Esta escrita é como nada que alguma vez tenha lido. As primeiras quarenta páginas não têm uma paragem que seja, somos sugados imediatamente para uma tropelia de pensamentos e uma sequência de eventos que só nos faz parar no final. À boa tradição norueguesa, Jon Fosse é um exemplo vivo de stream of consciousness, mas aqui parece mais da inconsciência porque estamos ora aqui, ora noutra vida, noutros tempos.

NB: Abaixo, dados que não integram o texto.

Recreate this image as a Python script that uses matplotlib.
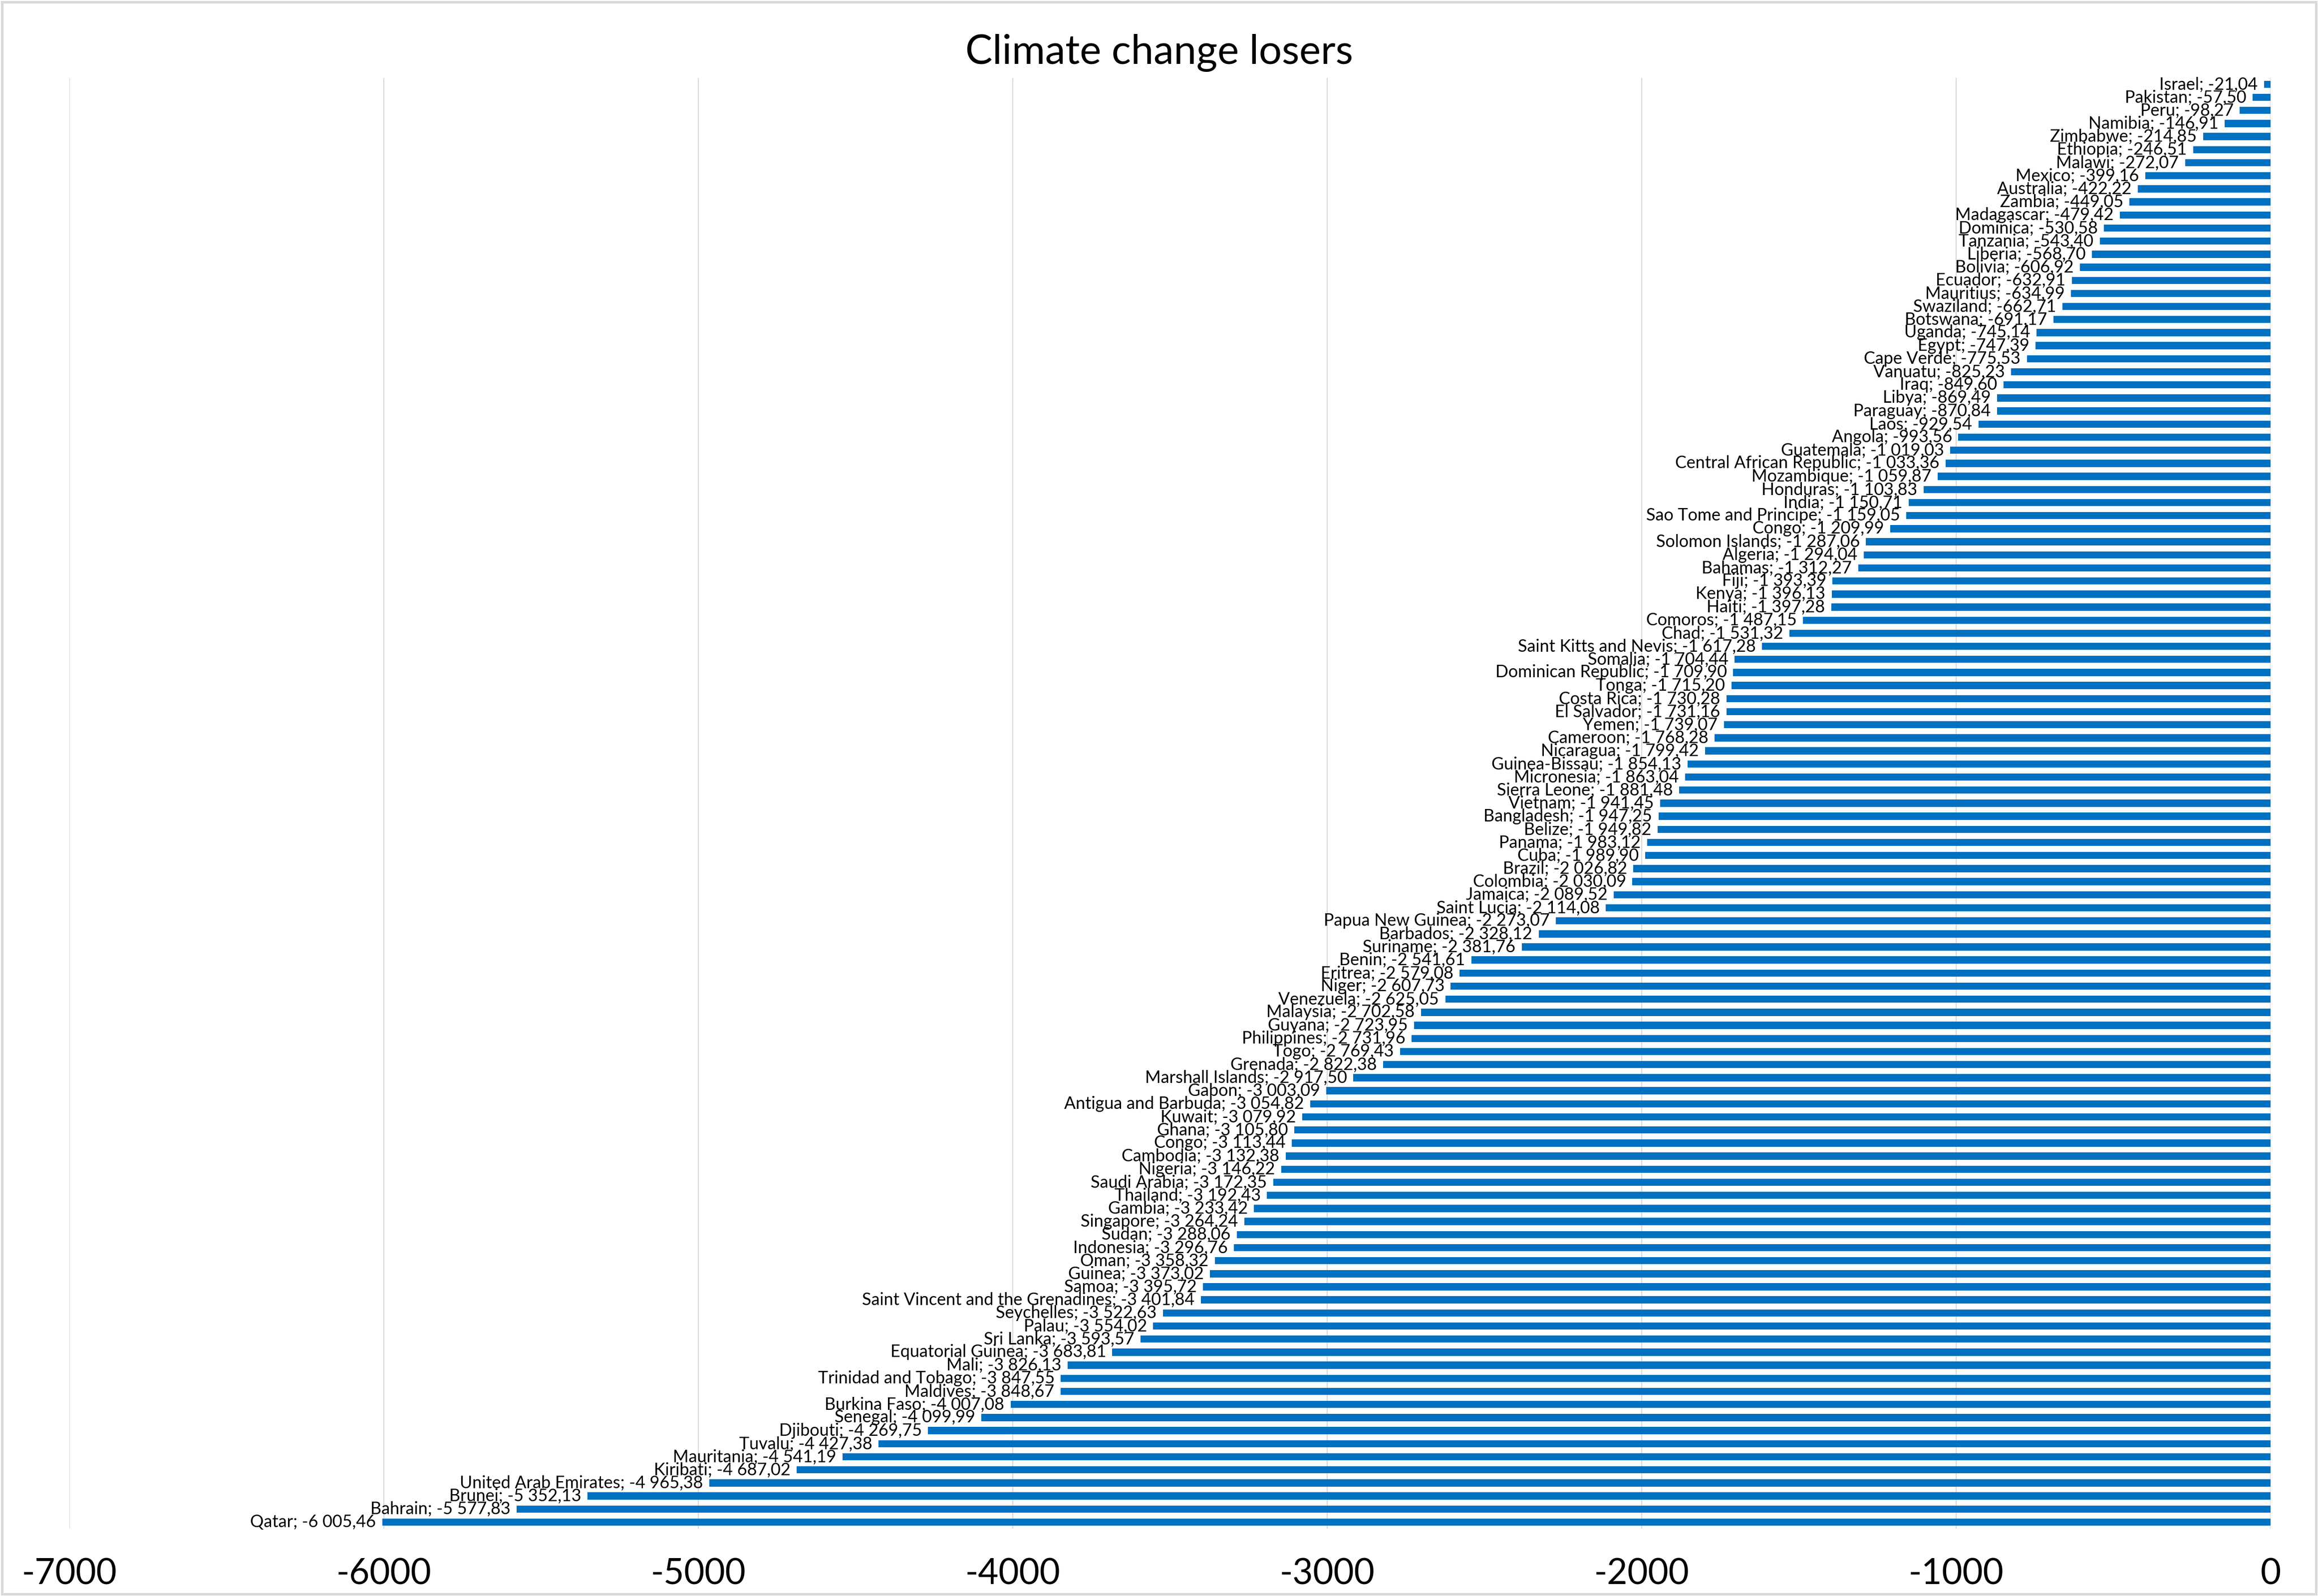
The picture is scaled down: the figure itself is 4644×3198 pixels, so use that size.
import matplotlib.pyplot as plt
from matplotlib.patches import Rectangle

countries = [
    "Israel", "Pakistan", "Peru", "Namibia", "Zimbabwe", "Ethiopia", "Malawi",
    "Mexico", "Australia", "Zambia", "Madagascar", "Dominica", "Tanzania",
    "Liberia", "Bolivia", "Ecuador", "Mauritius", "Swaziland", "Botswana",
    "Uganda", "Egypt", "Cape Verde", "Vanuatu", "Iraq", "Libya", "Paraguay",
    "Laos", "Angola", "Guatemala", "Central African Republic", "Mozambique",
    "Honduras", "India", "Sao Tome and Principe", "Congo", "Solomon Islands",
    "Algeria", "Bahamas", "Fiji", "Kenya", "Haiti", "Comoros", "Chad",
    "Saint Kitts and Nevis", "Somalia", "Dominican Republic", "Tonga",
    "Costa Rica", "El Salvador", "Yemen", "Cameroon", "Nicaragua",
    "Guinea-Bissau", "Micronesia", "Sierra Leone", "Vietnam", "Bangladesh",
    "Belize", "Panama", "Cuba", "Brazil", "Colombia", "Jamaica", "Saint Lucia",
    "Papua New Guinea", "Barbados", "Suriname", "Benin", "Eritrea", "Niger",
    "Venezuela", "Malaysia", "Guyana", "Philippines", "Togo", "Grenada",
    "Marshall Islands", "Gabon", "Antigua and Barbuda", "Kuwait", "Ghana",
    "Congo", "Cambodia", "Nigeria", "Saudi Arabia", "Thailand", "Gambia",
    "Singapore", "Sudan", "Indonesia", "Oman", "Guinea", "Samoa",
    "Saint Vincent and the Grenadines", "Seychelles", "Palau", "Sri Lanka",
    "Equatorial Guinea", "Mali", "Trinidad and Tobago", "Maldives",
    "Burkina Faso", "Senegal", "Djibouti", "Tuvalu", "Mauritania", "Kiribati",
    "United Arab Emirates", "Brunei", "Bahrain", "Qatar",
]

values = [
    -21.04, -57.50, -98.27, -146.91, -214.85, -246.51, -272.07,
    -399.16, -422.22, -449.05, -479.42, -530.58, -543.40,
    -568.70, -606.92, -632.91, -634.99, -662.71, -691.17,
    -745.14, -747.39, -775.53, -825.23, -849.60, -869.49, -870.84,
    -929.54, -993.56, -1019.03, -1033.36, -1059.87,
    -1103.83, -1150.71, -1159.05, -1209.99, -1287.06,
    -1294.04, -1312.27, -1393.39, -1396.13, -1397.28, -1487.15, -1531.32,
    -1617.28, -1704.44, -1709.90, -1715.20,
    -1730.28, -1731.16, -1739.07, -1768.28, -1799.42,
    -1854.13, -1863.04, -1881.48, -1941.45, -1947.25,
    -1949.82, -1983.12, -1989.90, -2026.82, -2030.09, -2089.52, -2114.08,
    -2273.07, -2328.12, -2381.76, -2541.61, -2579.08, -2607.73,
    -2625.05, -2702.58, -2723.95, -2731.96, -2769.43, -2822.38,
    -2917.50, -3003.09, -3054.82, -3079.92, -3105.80,
    -3113.44, -3132.38, -3146.22, -3172.35, -3192.43, -3233.42,
    -3264.24, -3288.06, -3296.76, -3358.32, -3373.02, -3395.72,
    -3401.84, -3522.63, -3554.02, -3593.57,
    -3683.81, -3826.13, -3847.55, -3848.67,
    -4007.08, -4099.99, -4269.75, -4427.38, -4541.19, -4687.02,
    -4965.38, -5352.13, -5577.83, -6005.46,
]

x_ticks = [-7000, -6000, -5000, -4000, -3000, -2000, -1000, 0]


def fmt(v):
    # "-1 019,03" style: space for thousands, comma for decimals
    s = "{:,.2f}".format(v)
    return s.replace(",", " ").replace(".", ",")


font = ["Lato", "DejaVu Sans"]
plt.rcParams["font.family"] = font

fig = plt.figure(figsize=(15.48, 10.66), dpi=300)
ax = fig.add_axes([0.030, 0.0422, 0.9496, 0.9091])

pos = list(range(len(values)))
bars = ax.barh(pos, values, height=0.55, color="#0070C0", zorder=3)
labels = ["{}; {}".format(c, fmt(v)) for c, v in zip(countries, values)]
ax.bar_label(bars, labels=labels, padding=3, fontsize=8.2, color="black")

ax.set_ylim(len(values) - 0.5, -0.5)
ax.set_xlim(-7000, 0)
ax.set_xticks(x_ticks)
ax.set_xticklabels([str(t) for t in x_ticks], fontsize=17)
ax.tick_params(axis="x", length=0, pad=14)
ax.set_yticks([])
ax.xaxis.grid(True, color="#d9d9d9", linewidth=0.5)
ax.set_axisbelow(True)
for sp in ax.spines.values():
    sp.set_visible(False)

fig.text(0.5, 0.967, "Climate change losers", ha="center", va="center",
         fontsize=19.5)
fig.patches.append(Rectangle((0.0008, 0.0012), 0.9984, 0.9976,
                             transform=fig.transFigure, fill=False,
                             edgecolor="#d9d9d9", linewidth=1.2))

fig.savefig("out.png", dpi=300)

A escrita apesar de ser um chorrilho de pensamentos, não é nada complicada, é até bastante básica e simples, sem palavras sofisticadas – tal qual falamos com nós mesmos. E ainda bem que a parte formal é simples, porque a camada conceptual é outra história. Este livro não tem linha temporal, e cruza três histórias trágicas da mesma família que sempre viveu à beira mar, e sempre teve acidentes com barcos. Começa com a narradora em 2002 a lamentar a morte do marido que aconteceu nos anos 70, numa noite escura e de temporal. Porque é que ele foi? Porque é que ia tantas vezes? Porque é que ela ficava parada à espera dele? E quando estamos na cabeça dela, entra um “pensa ele” e já estamos na cabeça dele. Da primeira vez que acontece parece uma gralha, mas rapidamente aprendemos que é assim mesmo, há que estar atento. Há que compreender que quando o marido olha para a margem e vê uma fogueira, já estamos a ver a fogueira da tetravó, e que quando olha para um barco, pode ser o barco dele ou pode ser o barco do tio-avô que morreu afogado a tentar apanhá-lo.
É mesmo original, e esta história em particular é muito bela, permanentemente triste e sobre a perda e o luto. É entrar num lugar que normalmente é único.
Achei tão interessante não ter linha temporal, que até pensei que uma visualização interessante para o livro seria marcar os saltos entre as três histórias, como uma anotação de quem passa a bola para quem. Fica a ideia, para quando o reler.